On a separate issue, Conway said Monday he agreed with recent assessments that al-Qaida in Iraq is significantly crippled by recent U.S. efforts. But, he added, the terrorist network has shown previously an “amazing ability to regenerate.” Conway cautioned his view was restricted to the western Anbar province, where Marines have control. “Are they crippled? Yeah,” he said. “Are they still dangerous? Absolutely.”
Conway is likely right about the effects of the war on his beloved Corps. The former Army officer in me is mildly amused, however, that it’s now the Marine Corps expressing this concern; the Army has been railing about a second land Army since the Marines exploded into something much more than an expeditionary Corps during World War II. At the Key West summit in 1948, the Army fought unsuccessfully to scale the Marines back to their former status.
The idea of dividing the Afghanistan and Iraq missions between the Marines and the Army was reported last week by Thom Shanker.
The Marine Corps is pressing to remove its forces from Iraq and to send marines instead to Afghanistan, to take over the leading role in combat there, according to senior military and Pentagon officials. The idea by the Marine Corps commandant would effectively leave the Iraq war in the hands of the Army while giving the Marines a prominent new role in Afghanistan, under overall NATO command.
The suggestion was raised in a session last week convened by Defense Secretary Robert M. Gates for the Joint Chiefs of Staff and regional war-fighting commanders. While still under review, its supporters, including some in the Army, argue that a realignment could allow the Army and Marines each to operate more efficiently in sustaining troop levels for two wars that have put a strain on their forces. As described by officials who had been briefed on the closed-door discussion, the idea represents the first tangible new thinking to emerge since the White House last month endorsed a plan to begin gradual troop withdrawals from Iraq, but also signals that American forces likely will be in Iraq for years to come.
At the moment, there are no major Marine units among the 26,000 or so American forces in Afghanistan.
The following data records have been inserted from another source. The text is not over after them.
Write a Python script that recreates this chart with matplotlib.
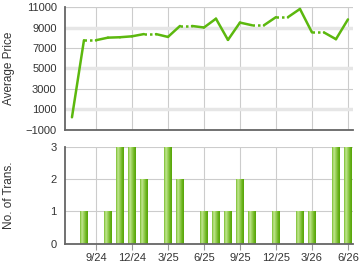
import matplotlib.pyplot as plt
import matplotlib.colors as mcolors

plt.rcParams['font.family'] = ['Liberation Sans', 'DejaVu Sans']

# month index: 0 = Sep 2024
price_months = [-2, -1, 1, 2, 3, 4, 6, 7, 9, 10, 11, 12, 13, 15, 17, 18, 20, 21]
prices = [240, 7760, 8010, 8050, 8140, 8360, 8080, 9150, 9000, 9860, 7790, 9480, 9220,
          10010, 10810, 8520, 7860, 9790]

trans_months = [-1, 1, 2, 3, 4, 6, 7, 9, 10, 11, 12, 13, 15, 17, 18, 20, 21]
trans_counts = [1, 1, 3, 3, 2, 3, 2, 1, 1, 1, 2, 1, 1, 1, 1, 3, 3]

tick_months = [0, 3, 6, 9, 12, 15, 18, 21]
tick_labels = ['9/24', '12/24', '3/25', '6/25', '9/25', '12/25', '3/26', '6/26']
price_ticks = [-1000, 1000, 3000, 5000, 7000, 9000, 11000]
count_ticks = [0, 1, 2, 3]

line_color = '#5cb80e'
grid_color = '#cccccc'
spine_color = '#666666'
text_color = '#333333'
xlim = (-2.58, 21.42)

fig = plt.figure(figsize=(3.6, 2.7), dpi=100)
ax1 = fig.add_axes([65/360, 1-130/270, 288/360, 123/270])
ax2 = fig.add_axes([65/360, 1-243.5/270, 288/360, 96.2/270])

for ax in (ax1, ax2):
    ax.set_xlim(*xlim)
    for s in ('top', 'right'):
        ax.spines[s].set_visible(False)
    for s in ('left', 'bottom'):
        ax.spines[s].set_color(spine_color)
        ax.spines[s].set_linewidth(1.3)
        ax.spines[s].set_zorder(5)
    for m in tick_months:
        ax.axvline(m, color=grid_color, lw=0.8, zorder=0)
    ax.tick_params(axis='y', length=0, pad=6, labelsize=8, labelcolor=text_color)
    ax.set_xticks(tick_months)

# --- price chart ---
ax1.set_ylim(-1000, 11000)
ax1.set_yticks(price_ticks)
for i, v in enumerate(price_ticks):
    if i % 2 == 1:
        ax1.axhline(v, color='#e6e6e6', lw=2.5, zorder=0)
    else:
        ax1.axhline(v, color=grid_color, lw=0.8, zorder=0)
ax1.axhline(11000, color=grid_color, lw=0.8, zorder=0)
ax1.tick_params(axis='x', length=0, labelbottom=False)

for i in range(len(price_months) - 1):
    m0, m1 = price_months[i], price_months[i + 1]
    v0, v1 = prices[i], prices[i + 1]
    if m1 - m0 == 1:
        ax1.plot([m0, m1], [v0, v1], color=line_color, lw=1.8, solid_capstyle='round', zorder=3)
    else:
        ax1.plot([m0, m0 + 1], [v0, v0], color=line_color, lw=1.8, linestyle=(0, (1, 1.2)), zorder=3)
        ax1.plot([m0 + 1, m1], [v0, v1], color=line_color, lw=1.8, solid_capstyle='round', zorder=3)

ax1.set_ylabel('Average Price', fontsize=8.5, color=text_color)
ax1.yaxis.set_label_coords(-0.175, 0.5)

# --- transactions chart ---
ax2.set_ylim(0, 3)
ax2.set_yticks(count_ticks)
for v in count_ticks[1:]:
    ax2.axhline(v, color=grid_color, lw=0.8, zorder=0)
ax2.set_xticks(tick_months)
ax2.set_xticklabels(tick_labels)
ax2.tick_params(axis='x', length=4, width=0.8, color='#999999', pad=3, labelsize=8,
                labelcolor=text_color)

strip_colors = ['#8ac846', '#aedb74', '#b6e082', '#a2d464', '#8ec84a', '#78bc2e', '#66b018', '#5aa80c']
bar_w = 0.66
sw = bar_w / len(strip_colors)
for k, c in enumerate(strip_colors):
    offs = -bar_w / 2 + sw * (k + 0.5)
    ax2.bar([m + offs for m in trans_months], trans_counts, width=sw * 1.02,
            color=c, linewidth=0, zorder=2)

ax2.set_ylabel('No. of Trans.', fontsize=8.5, color=text_color)
ax2.yaxis.set_label_coords(-0.175, 0.5)

fig.savefig('out.png', dpi=100)
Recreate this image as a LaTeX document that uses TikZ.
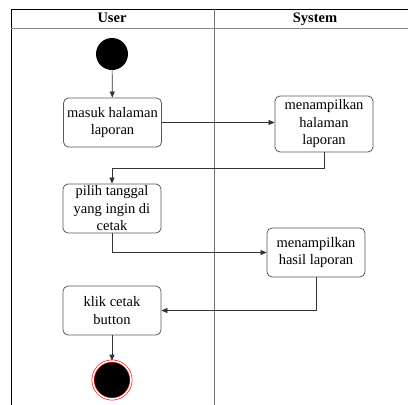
\documentclass[tikz,border=0pt]{standalone}
\usepackage{fontspec}
\setmainfont{Liberation Serif}
\usetikzlibrary{arrows.meta}
\begin{document}
\begin{tikzpicture}[x=1pt,y=-1pt,
		act/.style={draw=black!65, rounded corners=5pt, line width=0.8pt, align=center,
			minimum width=98pt, minimum height=49pt, inner sep=1pt,
			font=\fontsize{14.5}{17.5}\selectfont},
		lane/.style={font=\bfseries\fontsize{14.5}{17.5}\selectfont, text height=10pt, text depth=3pt},
		flow/.style={draw=black!80, line width=0.7pt, -{Triangle[length=6pt,width=5pt]}}]
		\useasboundingbox (0,0) rectangle (408,405);
		% swimlanes
		\draw[line width=0.8pt] (408,9) -- (11,9) -- (11,405);
		\draw[black!45, line width=1pt] (11,28) -- (408,28);
		\draw[black!55, line width=1pt] (214,9) -- (214,405);
		\node[lane] (user) at (112,18.5) {User};
		\node[lane] (system) at (315,18.5) {System};
		
		\node[circle, fill=black, minimum size=32pt, inner sep=0pt] (start) at (112,54) {};
		\node[act] (masuk) at (112.5,122.5) {masuk halaman\\laporan};
		\node[act, minimum height=56pt] (tampil) at (324,124) {menampilkan\\halaman\\laporan};
		\node[act] (pilih) at (112,208.5) {pilih tanggal\\yang ingin di\\cetak};
		\node[act] (hasil) at (316,252.5) {menampilkan\\hasil laporan};
		\node[act] (klik) at (112,310.5) {klik cetak\\button};
		\node[circle, draw=red, line width=0.6pt, double=white, double distance=1.6pt,
			fill=black, minimum size=38pt, inner sep=0pt] (end) at (112,380) {};
		
		\draw[flow] (start) -- (masuk);
		\draw[flow] (masuk) -- (masuk -| tampil.west);
		\draw[flow] (tampil.south) -- ++(0,16) -| (pilih.north);
		\draw[flow] (pilih.south) |- (hasil.west);
		\draw[flow] (hasil.south) |- (klik.east);
		\draw[flow] (klik) -- (end);
\end{tikzpicture}
\end{document}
In Iraq there are about 25,000 marines among the 160,000 American troops there. It is not clear exactly how many of the marines in Iraq would be moved over. But the plan would require a major reshuffling, and it would make marines the dominant American force in Afghanistan, in a war that has broader public support than the one in Iraq.
The idea actually makes a lot of sense from a practical standpoint. Still, it’s awfully convenient that the trade would take the Marines out of the political quagmire in Iraq and put them in charge of the lower profile mission in Afghanistan. Then there’s the issue of bureaucratic politics.
It is not clear whether the Army would support the idea. But some officials sympathetic to the Army said that such a realignment would help ease some pressure on the Army, by allowing it to shift forces from Afghanistan into Iraq, and by simplifying planning for future troop rotations.
The Marine proposal could also face resistance from the Air Force, whose current role in providing combat aircraft for Afghanistan could be squeezed if the overall mission was handed to the Marines. Unlike the Army, the Marines would bring a significant force of combat aircraft to that conflict.
Whether the Marine proposal takes hold, the most delicate counterterrorism missions in Afghanistan, including the hunt for forces of Al Qaeda and the Taliban, would remain the job of a military task force that draws on Army, Navy and Air Force Special Operations units.
Military officials say the Marine proposal is also an early indication of jockeying among the four armed services for a place in combat missions in years to come. “At the end of the day, this could be decided by parochialism, and making sure each service does not lose equity, as much as on how best to manage the risk of force levels for Iraq and Afghanistan,” said one Pentagon planner.
Tensions over how to divide future budgets have begun to resurface across the military because of apprehension that Congressional support for large increases in defense spending seen since the Sept. 11 attacks will diminish, leaving the services to compete for money.
Even in wartime, the battle for budget share takes center stage.